_Provided material_
===

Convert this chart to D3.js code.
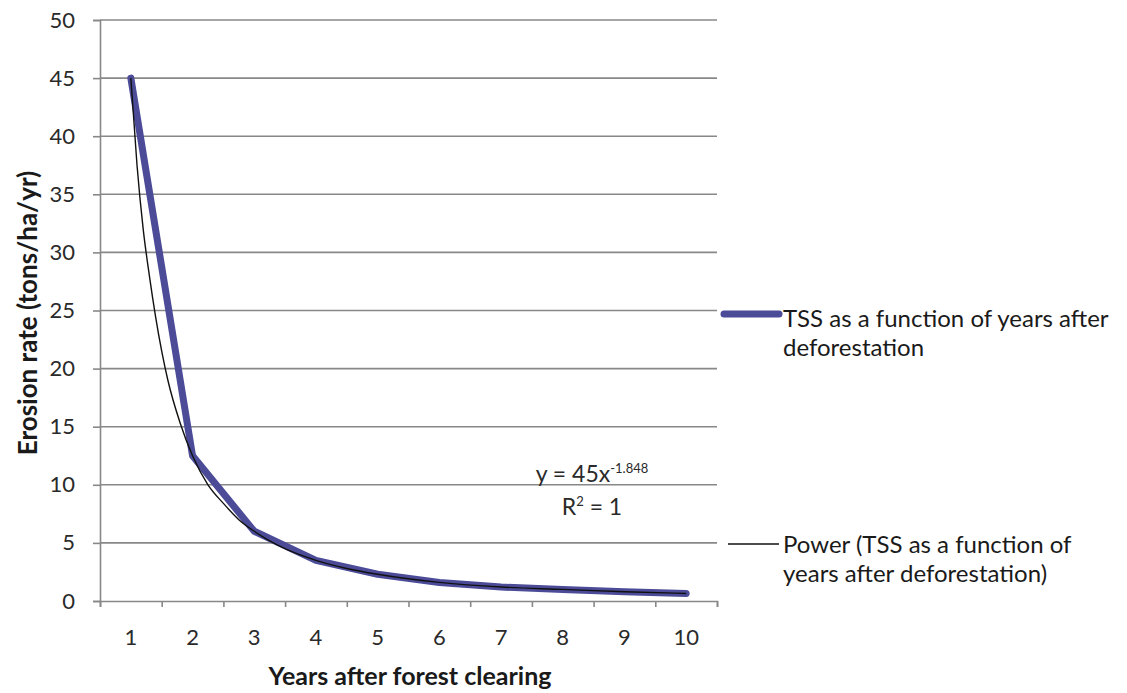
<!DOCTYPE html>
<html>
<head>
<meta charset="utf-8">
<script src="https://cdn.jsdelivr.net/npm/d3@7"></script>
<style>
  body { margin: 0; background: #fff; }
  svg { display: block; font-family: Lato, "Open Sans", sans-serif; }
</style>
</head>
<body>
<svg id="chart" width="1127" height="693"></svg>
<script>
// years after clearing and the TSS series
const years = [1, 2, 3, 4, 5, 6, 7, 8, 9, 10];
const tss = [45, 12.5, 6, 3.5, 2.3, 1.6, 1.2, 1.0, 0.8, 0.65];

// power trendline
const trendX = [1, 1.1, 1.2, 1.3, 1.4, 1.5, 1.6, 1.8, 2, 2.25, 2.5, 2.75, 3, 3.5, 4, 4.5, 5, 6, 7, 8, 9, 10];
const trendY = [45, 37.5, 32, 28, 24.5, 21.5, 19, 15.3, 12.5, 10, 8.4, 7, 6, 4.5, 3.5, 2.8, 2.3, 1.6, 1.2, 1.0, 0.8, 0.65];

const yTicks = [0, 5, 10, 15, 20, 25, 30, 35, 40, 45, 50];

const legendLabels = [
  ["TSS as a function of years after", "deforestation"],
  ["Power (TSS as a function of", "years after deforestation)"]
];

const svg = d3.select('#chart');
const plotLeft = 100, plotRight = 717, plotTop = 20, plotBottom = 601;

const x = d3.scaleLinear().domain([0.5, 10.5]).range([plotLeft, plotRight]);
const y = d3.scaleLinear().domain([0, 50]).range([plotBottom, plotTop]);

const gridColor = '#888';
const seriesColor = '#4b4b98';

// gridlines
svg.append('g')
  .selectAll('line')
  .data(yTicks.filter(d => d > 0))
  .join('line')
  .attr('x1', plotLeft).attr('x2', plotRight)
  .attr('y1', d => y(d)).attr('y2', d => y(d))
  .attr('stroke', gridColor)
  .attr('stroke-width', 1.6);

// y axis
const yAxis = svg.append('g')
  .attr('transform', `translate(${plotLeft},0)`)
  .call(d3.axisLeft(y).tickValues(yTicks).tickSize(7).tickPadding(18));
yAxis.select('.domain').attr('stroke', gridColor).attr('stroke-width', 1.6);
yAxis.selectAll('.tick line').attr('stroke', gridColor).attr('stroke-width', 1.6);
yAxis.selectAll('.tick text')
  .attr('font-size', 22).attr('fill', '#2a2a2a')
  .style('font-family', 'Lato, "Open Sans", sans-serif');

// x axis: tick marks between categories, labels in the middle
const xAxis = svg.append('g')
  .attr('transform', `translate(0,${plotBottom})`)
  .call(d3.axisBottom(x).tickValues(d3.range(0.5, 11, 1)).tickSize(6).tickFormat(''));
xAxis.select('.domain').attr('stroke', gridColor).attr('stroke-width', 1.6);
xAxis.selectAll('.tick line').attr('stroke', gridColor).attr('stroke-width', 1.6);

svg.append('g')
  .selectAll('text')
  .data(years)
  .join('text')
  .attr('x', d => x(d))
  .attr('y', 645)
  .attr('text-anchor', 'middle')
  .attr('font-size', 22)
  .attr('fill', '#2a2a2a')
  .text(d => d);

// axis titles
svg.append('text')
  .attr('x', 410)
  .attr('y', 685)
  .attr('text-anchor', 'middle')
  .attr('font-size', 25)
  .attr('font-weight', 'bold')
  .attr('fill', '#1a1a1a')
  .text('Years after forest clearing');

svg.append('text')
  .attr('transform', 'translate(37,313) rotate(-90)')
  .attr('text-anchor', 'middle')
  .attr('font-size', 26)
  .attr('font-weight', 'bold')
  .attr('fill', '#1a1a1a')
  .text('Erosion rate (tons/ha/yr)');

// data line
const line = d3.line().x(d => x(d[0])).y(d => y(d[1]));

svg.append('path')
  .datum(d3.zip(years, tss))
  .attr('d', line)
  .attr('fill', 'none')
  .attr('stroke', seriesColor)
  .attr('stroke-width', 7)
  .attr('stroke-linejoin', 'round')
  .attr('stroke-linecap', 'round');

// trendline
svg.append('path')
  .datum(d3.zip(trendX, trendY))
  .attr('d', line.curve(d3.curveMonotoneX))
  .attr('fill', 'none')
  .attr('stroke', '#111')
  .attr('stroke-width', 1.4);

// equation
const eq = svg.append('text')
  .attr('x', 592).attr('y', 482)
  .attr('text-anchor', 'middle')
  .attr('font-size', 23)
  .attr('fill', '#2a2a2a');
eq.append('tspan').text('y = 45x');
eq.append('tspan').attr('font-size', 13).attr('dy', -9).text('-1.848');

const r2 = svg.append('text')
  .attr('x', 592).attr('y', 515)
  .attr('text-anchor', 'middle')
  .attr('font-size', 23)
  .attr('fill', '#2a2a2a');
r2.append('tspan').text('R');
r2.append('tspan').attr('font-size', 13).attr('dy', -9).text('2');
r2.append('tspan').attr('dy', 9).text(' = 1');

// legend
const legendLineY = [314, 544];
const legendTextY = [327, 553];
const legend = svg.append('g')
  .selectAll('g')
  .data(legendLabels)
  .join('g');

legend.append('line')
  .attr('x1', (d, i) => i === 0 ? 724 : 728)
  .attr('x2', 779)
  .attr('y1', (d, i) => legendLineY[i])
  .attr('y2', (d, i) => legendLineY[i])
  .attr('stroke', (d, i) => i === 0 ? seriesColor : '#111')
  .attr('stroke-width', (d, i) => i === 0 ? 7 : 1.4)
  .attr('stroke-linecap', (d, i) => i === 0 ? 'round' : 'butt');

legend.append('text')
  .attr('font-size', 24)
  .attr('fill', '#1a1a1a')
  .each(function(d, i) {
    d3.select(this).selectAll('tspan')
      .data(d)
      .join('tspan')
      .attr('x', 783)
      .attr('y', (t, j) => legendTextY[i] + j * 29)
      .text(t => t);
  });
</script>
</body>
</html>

===

_Problem description_
Omit every picture, then reproduce the rest of the listing exactly.

_Response for this exercise_
Convert this chart to D3.js code.
<!DOCTYPE html>
<html>
<head>
<meta charset="utf-8">
<script src="https://cdn.jsdelivr.net/npm/d3@7"></script>
<style>
  body { margin: 0; background: #fff; }
  svg { display: block; font-family: Lato, "Open Sans", sans-serif; }
</style>
</head>
<body>
<svg id="chart" width="1127" height="693"></svg>
<script>
// years after clearing and the TSS series
const years = [1, 2, 3, 4, 5, 6, 7, 8, 9, 10];
const tss = [45, 12.5, 6, 3.5, 2.3, 1.6, 1.2, 1.0, 0.8, 0.65];

// power trendline
const trendX = [1, 1.1, 1.2, 1.3, 1.4, 1.5, 1.6, 1.8, 2, 2.25, 2.5, 2.75, 3, 3.5, 4, 4.5, 5, 6, 7, 8, 9, 10];
const trendY = [45, 37.5, 32, 28, 24.5, 21.5, 19, 15.3, 12.5, 10, 8.4, 7, 6, 4.5, 3.5, 2.8, 2.3, 1.6, 1.2, 1.0, 0.8, 0.65];

const yTicks = [0, 5, 10, 15, 20, 25, 30, 35, 40, 45, 50];

const legendLabels = [
  ["TSS as a function of years after", "deforestation"],
  ["Power (TSS as a function of", "years after deforestation)"]
];

const svg = d3.select('#chart');
const plotLeft = 100, plotRight = 717, plotTop = 20, plotBottom = 601;

const x = d3.scaleLinear().domain([0.5, 10.5]).range([plotLeft, plotRight]);
const y = d3.scaleLinear().domain([0, 50]).range([plotBottom, plotTop]);

const gridColor = '#888';
const seriesColor = '#4b4b98';

// gridlines
svg.append('g')
  .selectAll('line')
  .data(yTicks.filter(d => d > 0))
  .join('line')
  .attr('x1', plotLeft).attr('x2', plotRight)
  .attr('y1', d => y(d)).attr('y2', d => y(d))
  .attr('stroke', gridColor)
  .attr('stroke-width', 1.6);

// y axis
const yAxis = svg.append('g')
  .attr('transform', `translate(${plotLeft},0)`)
  .call(d3.axisLeft(y).tickValues(yTicks).tickSize(7).tickPadding(18));
yAxis.select('.domain').attr('stroke', gridColor).attr('stroke-width', 1.6);
yAxis.selectAll('.tick line').attr('stroke', gridColor).attr('stroke-width', 1.6);
yAxis.selectAll('.tick text')
  .attr('font-size', 22).attr('fill', '#2a2a2a')
  .style('font-family', 'Lato, "Open Sans", sans-serif');

// x axis: tick marks between categories, labels in the middle
const xAxis = svg.append('g')
  .attr('transform', `translate(0,${plotBottom})`)
  .call(d3.axisBottom(x).tickValues(d3.range(0.5, 11, 1)).tickSize(6).tickFormat(''));
xAxis.select('.domain').attr('stroke', gridColor).attr('stroke-width', 1.6);
xAxis.selectAll('.tick line').attr('stroke', gridColor).attr('stroke-width', 1.6);

svg.append('g')
  .selectAll('text')
  .data(years)
  .join('text')
  .attr('x', d => x(d))
  .attr('y', 645)
  .attr('text-anchor', 'middle')
  .attr('font-size', 22)
  .attr('fill', '#2a2a2a')
  .text(d => d);

// axis titles
svg.append('text')
  .attr('x', 410)
  .attr('y', 685)
  .attr('text-anchor', 'middle')
  .attr('font-size', 25)
  .attr('font-weight', 'bold')
  .attr('fill', '#1a1a1a')
  .text('Years after forest clearing');

svg.append('text')
  .attr('transform', 'translate(37,313) rotate(-90)')
  .attr('text-anchor', 'middle')
  .attr('font-size', 26)
  .attr('font-weight', 'bold')
  .attr('fill', '#1a1a1a')
  .text('Erosion rate (tons/ha/yr)');

// data line
const line = d3.line().x(d => x(d[0])).y(d => y(d[1]));

svg.append('path')
  .datum(d3.zip(years, tss))
  .attr('d', line)
  .attr('fill', 'none')
  .attr('stroke', seriesColor)
  .attr('stroke-width', 7)
  .attr('stroke-linejoin', 'round')
  .attr('stroke-linecap', 'round');

// trendline
svg.append('path')
  .datum(d3.zip(trendX, trendY))
  .attr('d', line.curve(d3.curveMonotoneX))
  .attr('fill', 'none')
  .attr('stroke', '#111')
  .attr('stroke-width', 1.4);

// equation
const eq = svg.append('text')
  .attr('x', 592).attr('y', 482)
  .attr('text-anchor', 'middle')
  .attr('font-size', 23)
  .attr('fill', '#2a2a2a');
eq.append('tspan').text('y = 45x');
eq.append('tspan').attr('font-size', 13).attr('dy', -9).text('-1.848');

const r2 = svg.append('text')
  .attr('x', 592).attr('y', 515)
  .attr('text-anchor', 'middle')
  .attr('font-size', 23)
  .attr('fill', '#2a2a2a');
r2.append('tspan').text('R');
r2.append('tspan').attr('font-size', 13).attr('dy', -9).text('2');
r2.append('tspan').attr('dy', 9).text(' = 1');

// legend
const legendLineY = [314, 544];
const legendTextY = [327, 553];
const legend = svg.append('g')
  .selectAll('g')
  .data(legendLabels)
  .join('g');

legend.append('line')
  .attr('x1', (d, i) => i === 0 ? 724 : 728)
  .attr('x2', 779)
  .attr('y1', (d, i) => legendLineY[i])
  .attr('y2', (d, i) => legendLineY[i])
  .attr('stroke', (d, i) => i === 0 ? seriesColor : '#111')
  .attr('stroke-width', (d, i) => i === 0 ? 7 : 1.4)
  .attr('stroke-linecap', (d, i) => i === 0 ? 'round' : 'butt');

legend.append('text')
  .attr('font-size', 24)
  .attr('fill', '#1a1a1a')
  .each(function(d, i) {
    d3.select(this).selectAll('tspan')
      .data(d)
      .join('tspan')
      .attr('x', 783)
      .attr('y', (t, j) => legendTextY[i] + j * 29)
      .text(t => t);
  });
</script>
</body>
</html>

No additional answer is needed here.